>>>>>
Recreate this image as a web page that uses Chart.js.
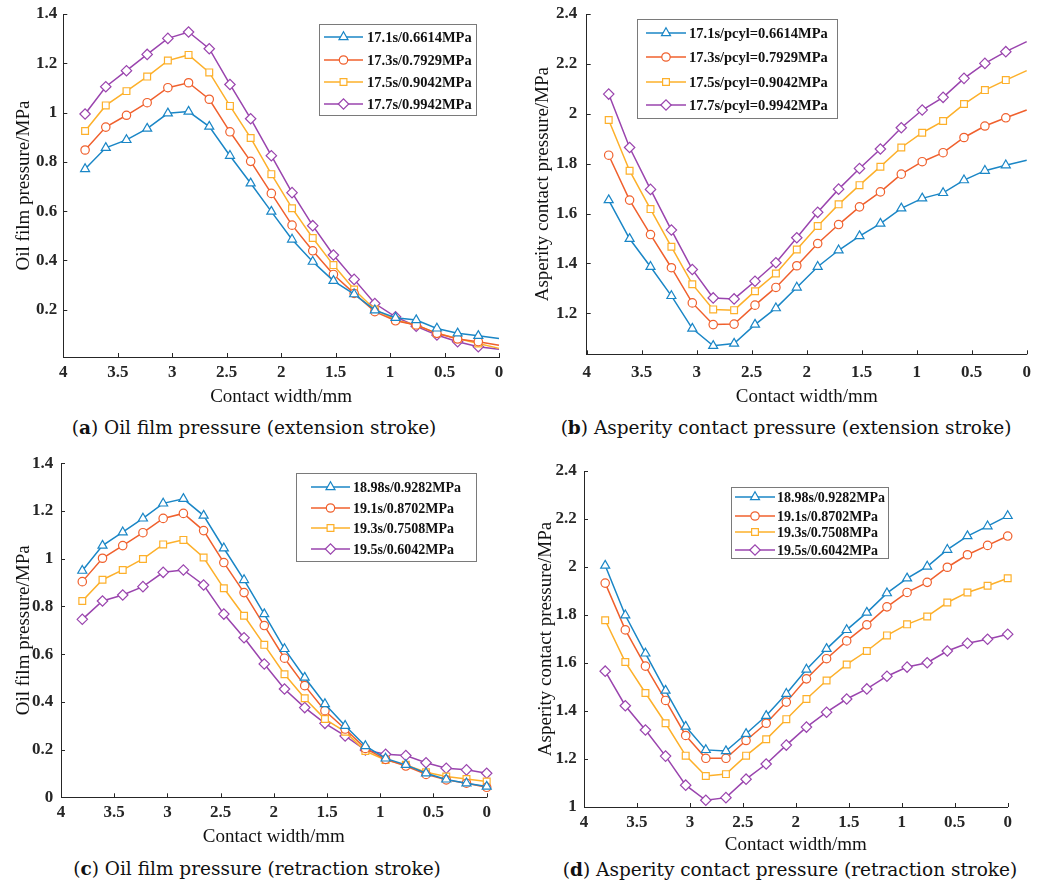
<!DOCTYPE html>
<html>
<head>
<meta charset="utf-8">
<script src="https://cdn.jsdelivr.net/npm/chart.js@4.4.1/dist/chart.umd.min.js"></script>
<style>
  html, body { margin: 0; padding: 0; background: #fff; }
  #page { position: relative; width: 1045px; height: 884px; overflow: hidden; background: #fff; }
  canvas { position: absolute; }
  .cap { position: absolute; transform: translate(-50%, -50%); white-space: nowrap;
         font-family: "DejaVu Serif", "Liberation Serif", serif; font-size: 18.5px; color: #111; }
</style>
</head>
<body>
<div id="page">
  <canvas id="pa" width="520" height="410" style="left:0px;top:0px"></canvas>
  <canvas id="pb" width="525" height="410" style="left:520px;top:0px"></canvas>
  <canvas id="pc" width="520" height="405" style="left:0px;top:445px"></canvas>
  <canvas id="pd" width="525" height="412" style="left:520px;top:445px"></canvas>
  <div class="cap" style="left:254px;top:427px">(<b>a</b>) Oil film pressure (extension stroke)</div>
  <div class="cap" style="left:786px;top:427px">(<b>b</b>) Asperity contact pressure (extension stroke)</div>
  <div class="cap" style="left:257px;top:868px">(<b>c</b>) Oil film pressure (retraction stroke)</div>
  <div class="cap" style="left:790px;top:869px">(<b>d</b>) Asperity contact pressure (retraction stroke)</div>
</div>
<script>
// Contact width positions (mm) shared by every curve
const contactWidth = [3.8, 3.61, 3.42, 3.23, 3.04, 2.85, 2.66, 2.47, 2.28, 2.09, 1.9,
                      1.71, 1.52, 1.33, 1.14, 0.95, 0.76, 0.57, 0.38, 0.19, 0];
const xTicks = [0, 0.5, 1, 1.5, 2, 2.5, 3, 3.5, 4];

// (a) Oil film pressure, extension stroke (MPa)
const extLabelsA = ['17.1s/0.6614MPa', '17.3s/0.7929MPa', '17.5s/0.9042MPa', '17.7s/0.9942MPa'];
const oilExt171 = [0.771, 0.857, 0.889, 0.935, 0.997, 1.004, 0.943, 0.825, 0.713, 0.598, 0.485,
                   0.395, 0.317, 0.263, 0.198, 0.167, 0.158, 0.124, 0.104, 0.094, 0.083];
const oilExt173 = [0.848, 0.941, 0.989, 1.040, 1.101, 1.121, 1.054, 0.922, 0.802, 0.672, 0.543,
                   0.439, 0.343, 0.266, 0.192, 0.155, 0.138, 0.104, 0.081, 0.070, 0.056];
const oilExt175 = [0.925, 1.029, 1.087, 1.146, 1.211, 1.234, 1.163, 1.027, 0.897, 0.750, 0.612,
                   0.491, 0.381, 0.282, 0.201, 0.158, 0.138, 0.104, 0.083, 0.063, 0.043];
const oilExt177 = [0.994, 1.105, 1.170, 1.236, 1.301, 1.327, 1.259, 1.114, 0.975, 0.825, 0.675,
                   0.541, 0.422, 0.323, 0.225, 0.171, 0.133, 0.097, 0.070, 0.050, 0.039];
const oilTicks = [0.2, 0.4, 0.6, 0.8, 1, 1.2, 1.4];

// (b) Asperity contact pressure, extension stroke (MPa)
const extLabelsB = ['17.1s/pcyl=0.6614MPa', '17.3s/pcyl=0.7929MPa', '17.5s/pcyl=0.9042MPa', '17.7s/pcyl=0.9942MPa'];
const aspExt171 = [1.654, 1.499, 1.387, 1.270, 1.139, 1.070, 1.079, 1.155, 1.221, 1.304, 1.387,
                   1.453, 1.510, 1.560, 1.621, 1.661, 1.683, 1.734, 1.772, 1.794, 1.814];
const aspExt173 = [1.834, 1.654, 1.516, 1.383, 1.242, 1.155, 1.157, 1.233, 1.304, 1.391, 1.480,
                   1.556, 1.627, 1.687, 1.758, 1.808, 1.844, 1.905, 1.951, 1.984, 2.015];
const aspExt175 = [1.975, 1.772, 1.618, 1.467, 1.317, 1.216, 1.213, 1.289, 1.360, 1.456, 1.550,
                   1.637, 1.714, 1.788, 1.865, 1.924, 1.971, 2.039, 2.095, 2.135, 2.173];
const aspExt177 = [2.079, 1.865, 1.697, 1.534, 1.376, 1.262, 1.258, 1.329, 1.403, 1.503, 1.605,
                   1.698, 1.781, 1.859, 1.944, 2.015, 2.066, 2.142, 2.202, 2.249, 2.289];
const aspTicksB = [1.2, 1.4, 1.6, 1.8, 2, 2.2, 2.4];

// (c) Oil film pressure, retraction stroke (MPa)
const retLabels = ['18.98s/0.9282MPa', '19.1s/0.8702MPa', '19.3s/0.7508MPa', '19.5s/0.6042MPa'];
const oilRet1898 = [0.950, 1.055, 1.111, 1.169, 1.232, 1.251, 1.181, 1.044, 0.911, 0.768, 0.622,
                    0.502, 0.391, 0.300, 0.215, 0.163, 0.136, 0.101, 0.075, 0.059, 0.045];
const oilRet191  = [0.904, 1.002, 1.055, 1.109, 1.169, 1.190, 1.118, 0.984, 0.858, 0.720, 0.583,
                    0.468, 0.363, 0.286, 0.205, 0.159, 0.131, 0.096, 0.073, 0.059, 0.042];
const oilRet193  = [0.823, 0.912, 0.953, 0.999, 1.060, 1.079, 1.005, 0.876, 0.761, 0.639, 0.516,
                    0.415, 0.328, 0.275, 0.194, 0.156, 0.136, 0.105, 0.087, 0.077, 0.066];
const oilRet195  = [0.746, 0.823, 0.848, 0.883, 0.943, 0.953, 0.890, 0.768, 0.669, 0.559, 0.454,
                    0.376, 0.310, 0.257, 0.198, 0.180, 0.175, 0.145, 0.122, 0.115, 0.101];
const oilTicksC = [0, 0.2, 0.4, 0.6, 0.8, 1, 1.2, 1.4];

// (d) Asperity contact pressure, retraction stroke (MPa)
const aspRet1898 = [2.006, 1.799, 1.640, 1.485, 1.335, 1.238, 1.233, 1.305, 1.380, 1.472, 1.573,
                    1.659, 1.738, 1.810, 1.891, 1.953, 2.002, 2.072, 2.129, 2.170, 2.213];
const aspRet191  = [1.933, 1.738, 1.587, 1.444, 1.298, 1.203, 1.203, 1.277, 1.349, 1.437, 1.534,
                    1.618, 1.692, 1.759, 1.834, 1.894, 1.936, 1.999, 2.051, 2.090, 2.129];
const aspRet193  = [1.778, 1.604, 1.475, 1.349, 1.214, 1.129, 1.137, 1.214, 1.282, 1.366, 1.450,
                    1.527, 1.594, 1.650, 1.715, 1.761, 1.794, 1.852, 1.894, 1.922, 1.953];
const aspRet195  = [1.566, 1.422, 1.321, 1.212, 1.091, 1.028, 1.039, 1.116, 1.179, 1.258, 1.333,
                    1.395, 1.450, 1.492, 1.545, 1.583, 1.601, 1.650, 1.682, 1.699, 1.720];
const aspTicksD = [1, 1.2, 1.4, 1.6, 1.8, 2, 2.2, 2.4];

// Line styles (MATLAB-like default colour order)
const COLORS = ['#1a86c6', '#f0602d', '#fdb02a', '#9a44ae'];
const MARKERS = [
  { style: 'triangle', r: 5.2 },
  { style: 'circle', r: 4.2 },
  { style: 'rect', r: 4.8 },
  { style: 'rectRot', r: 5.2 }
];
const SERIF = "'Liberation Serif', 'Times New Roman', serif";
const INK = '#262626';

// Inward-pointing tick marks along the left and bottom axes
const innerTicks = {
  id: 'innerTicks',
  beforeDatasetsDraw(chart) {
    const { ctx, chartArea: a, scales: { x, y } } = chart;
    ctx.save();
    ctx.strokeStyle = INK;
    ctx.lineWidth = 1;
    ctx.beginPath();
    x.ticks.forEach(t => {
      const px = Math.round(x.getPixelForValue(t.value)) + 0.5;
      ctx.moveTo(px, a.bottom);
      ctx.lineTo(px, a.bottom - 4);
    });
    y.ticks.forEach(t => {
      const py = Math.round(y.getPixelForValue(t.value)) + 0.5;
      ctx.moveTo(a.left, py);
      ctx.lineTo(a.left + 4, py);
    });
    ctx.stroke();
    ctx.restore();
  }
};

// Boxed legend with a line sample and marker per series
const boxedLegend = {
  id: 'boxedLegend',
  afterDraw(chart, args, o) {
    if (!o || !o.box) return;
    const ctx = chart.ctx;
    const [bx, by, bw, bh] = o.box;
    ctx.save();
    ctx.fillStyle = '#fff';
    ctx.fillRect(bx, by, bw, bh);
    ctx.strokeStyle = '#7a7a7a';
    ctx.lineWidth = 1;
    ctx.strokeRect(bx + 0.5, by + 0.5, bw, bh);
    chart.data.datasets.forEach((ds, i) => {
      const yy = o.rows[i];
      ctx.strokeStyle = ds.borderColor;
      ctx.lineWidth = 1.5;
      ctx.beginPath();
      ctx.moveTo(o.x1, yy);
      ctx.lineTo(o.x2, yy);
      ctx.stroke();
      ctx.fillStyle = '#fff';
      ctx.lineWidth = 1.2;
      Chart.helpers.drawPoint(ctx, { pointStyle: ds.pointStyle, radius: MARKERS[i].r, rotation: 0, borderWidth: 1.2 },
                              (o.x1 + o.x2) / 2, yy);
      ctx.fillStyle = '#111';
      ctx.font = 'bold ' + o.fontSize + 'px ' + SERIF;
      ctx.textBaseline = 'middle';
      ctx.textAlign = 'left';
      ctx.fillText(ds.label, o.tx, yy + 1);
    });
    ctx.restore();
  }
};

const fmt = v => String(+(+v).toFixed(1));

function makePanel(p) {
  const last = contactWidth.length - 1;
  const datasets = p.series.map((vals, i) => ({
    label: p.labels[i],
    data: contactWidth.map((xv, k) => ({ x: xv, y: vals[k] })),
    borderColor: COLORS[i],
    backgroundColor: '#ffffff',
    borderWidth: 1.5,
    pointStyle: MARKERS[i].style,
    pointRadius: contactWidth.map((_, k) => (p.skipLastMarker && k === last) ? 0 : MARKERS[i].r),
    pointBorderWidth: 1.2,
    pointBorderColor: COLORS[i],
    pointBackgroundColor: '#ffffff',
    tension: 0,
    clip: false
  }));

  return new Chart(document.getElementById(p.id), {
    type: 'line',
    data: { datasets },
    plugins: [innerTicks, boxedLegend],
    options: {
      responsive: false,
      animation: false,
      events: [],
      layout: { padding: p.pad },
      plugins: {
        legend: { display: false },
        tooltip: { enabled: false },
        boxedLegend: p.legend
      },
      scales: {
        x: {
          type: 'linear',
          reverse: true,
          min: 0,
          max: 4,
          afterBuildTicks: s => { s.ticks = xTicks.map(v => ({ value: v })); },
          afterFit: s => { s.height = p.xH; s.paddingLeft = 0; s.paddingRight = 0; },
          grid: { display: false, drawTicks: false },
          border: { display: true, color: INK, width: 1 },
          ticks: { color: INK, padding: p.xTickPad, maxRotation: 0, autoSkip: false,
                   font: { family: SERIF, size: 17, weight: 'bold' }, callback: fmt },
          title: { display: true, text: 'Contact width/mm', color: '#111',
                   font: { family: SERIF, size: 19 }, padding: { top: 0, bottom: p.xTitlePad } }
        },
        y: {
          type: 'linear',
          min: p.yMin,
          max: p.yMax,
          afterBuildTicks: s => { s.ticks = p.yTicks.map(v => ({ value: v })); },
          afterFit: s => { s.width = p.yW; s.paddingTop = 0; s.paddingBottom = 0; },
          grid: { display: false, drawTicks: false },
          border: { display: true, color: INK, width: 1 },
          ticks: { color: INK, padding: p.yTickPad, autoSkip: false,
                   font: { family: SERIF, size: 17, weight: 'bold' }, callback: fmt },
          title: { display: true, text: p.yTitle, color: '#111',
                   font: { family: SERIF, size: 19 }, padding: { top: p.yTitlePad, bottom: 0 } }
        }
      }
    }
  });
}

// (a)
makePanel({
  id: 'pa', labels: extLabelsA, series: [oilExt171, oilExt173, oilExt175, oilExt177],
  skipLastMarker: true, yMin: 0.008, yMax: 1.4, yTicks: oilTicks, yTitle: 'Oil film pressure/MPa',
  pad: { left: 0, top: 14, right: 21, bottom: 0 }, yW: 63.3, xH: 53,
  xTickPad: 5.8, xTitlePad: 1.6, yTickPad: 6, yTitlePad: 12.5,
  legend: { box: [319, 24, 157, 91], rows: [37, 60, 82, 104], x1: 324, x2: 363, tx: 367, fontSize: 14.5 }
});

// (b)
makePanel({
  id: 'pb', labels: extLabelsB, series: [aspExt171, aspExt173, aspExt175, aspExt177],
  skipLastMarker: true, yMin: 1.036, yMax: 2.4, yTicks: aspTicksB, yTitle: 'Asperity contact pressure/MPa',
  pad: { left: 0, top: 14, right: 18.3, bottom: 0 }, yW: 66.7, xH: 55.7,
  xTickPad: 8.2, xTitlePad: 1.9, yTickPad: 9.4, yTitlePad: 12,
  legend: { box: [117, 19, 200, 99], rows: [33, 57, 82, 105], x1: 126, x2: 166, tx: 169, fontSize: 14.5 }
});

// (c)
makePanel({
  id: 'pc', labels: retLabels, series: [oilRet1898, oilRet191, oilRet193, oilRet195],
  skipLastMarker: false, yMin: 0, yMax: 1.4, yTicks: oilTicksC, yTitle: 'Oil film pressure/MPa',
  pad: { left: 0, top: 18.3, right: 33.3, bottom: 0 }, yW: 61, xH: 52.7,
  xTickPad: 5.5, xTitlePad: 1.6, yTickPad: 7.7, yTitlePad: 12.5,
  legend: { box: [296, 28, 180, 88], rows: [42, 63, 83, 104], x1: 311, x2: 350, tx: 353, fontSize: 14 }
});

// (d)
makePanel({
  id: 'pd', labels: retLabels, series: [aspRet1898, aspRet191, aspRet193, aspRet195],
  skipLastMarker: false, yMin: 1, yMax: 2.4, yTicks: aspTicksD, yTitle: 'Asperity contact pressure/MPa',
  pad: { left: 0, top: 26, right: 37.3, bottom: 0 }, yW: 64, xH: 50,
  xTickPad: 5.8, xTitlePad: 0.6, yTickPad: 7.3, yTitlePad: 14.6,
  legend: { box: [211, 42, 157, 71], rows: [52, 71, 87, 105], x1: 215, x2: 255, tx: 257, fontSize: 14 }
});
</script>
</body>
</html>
<<<<<
**TASK TO COMPLETE:**
Skip the pictures, please, and transcribe only the lines from the beginning of the material through the one that contains "2.5, 3, 3.5, 4];".

**ANSWER TO THIS TASK:**
Recreate this image as a web page that uses Chart.js.
<!DOCTYPE html>
<html>
<head>
<meta charset="utf-8">
<script src="https://cdn.jsdelivr.net/npm/chart.js@4.4.1/dist/chart.umd.min.js"></script>
<style>
  html, body { margin: 0; padding: 0; background: #fff; }
  #page { position: relative; width: 1045px; height: 884px; overflow: hidden; background: #fff; }
  canvas { position: absolute; }
  .cap { position: absolute; transform: translate(-50%, -50%); white-space: nowrap;
         font-family: "DejaVu Serif", "Liberation Serif", serif; font-size: 18.5px; color: #111; }
</style>
</head>
<body>
<div id="page">
  <canvas id="pa" width="520" height="410" style="left:0px;top:0px"></canvas>
  <canvas id="pb" width="525" height="410" style="left:520px;top:0px"></canvas>
  <canvas id="pc" width="520" height="405" style="left:0px;top:445px"></canvas>
  <canvas id="pd" width="525" height="412" style="left:520px;top:445px"></canvas>
  <div class="cap" style="left:254px;top:427px">(<b>a</b>) Oil film pressure (extension stroke)</div>
  <div class="cap" style="left:786px;top:427px">(<b>b</b>) Asperity contact pressure (extension stroke)</div>
  <div class="cap" style="left:257px;top:868px">(<b>c</b>) Oil film pressure (retraction stroke)</div>
  <div class="cap" style="left:790px;top:869px">(<b>d</b>) Asperity contact pressure (retraction stroke)</div>
</div>
<script>
// Contact width positions (mm) shared by every curve
const contactWidth = [3.8, 3.61, 3.42, 3.23, 3.04, 2.85, 2.66, 2.47, 2.28, 2.09, 1.9,
                      1.71, 1.52, 1.33, 1.14, 0.95, 0.76, 0.57, 0.38, 0.19, 0];
const xTicks = [0, 0.5, 1, 1.5, 2, 2.5, 3, 3.5, 4];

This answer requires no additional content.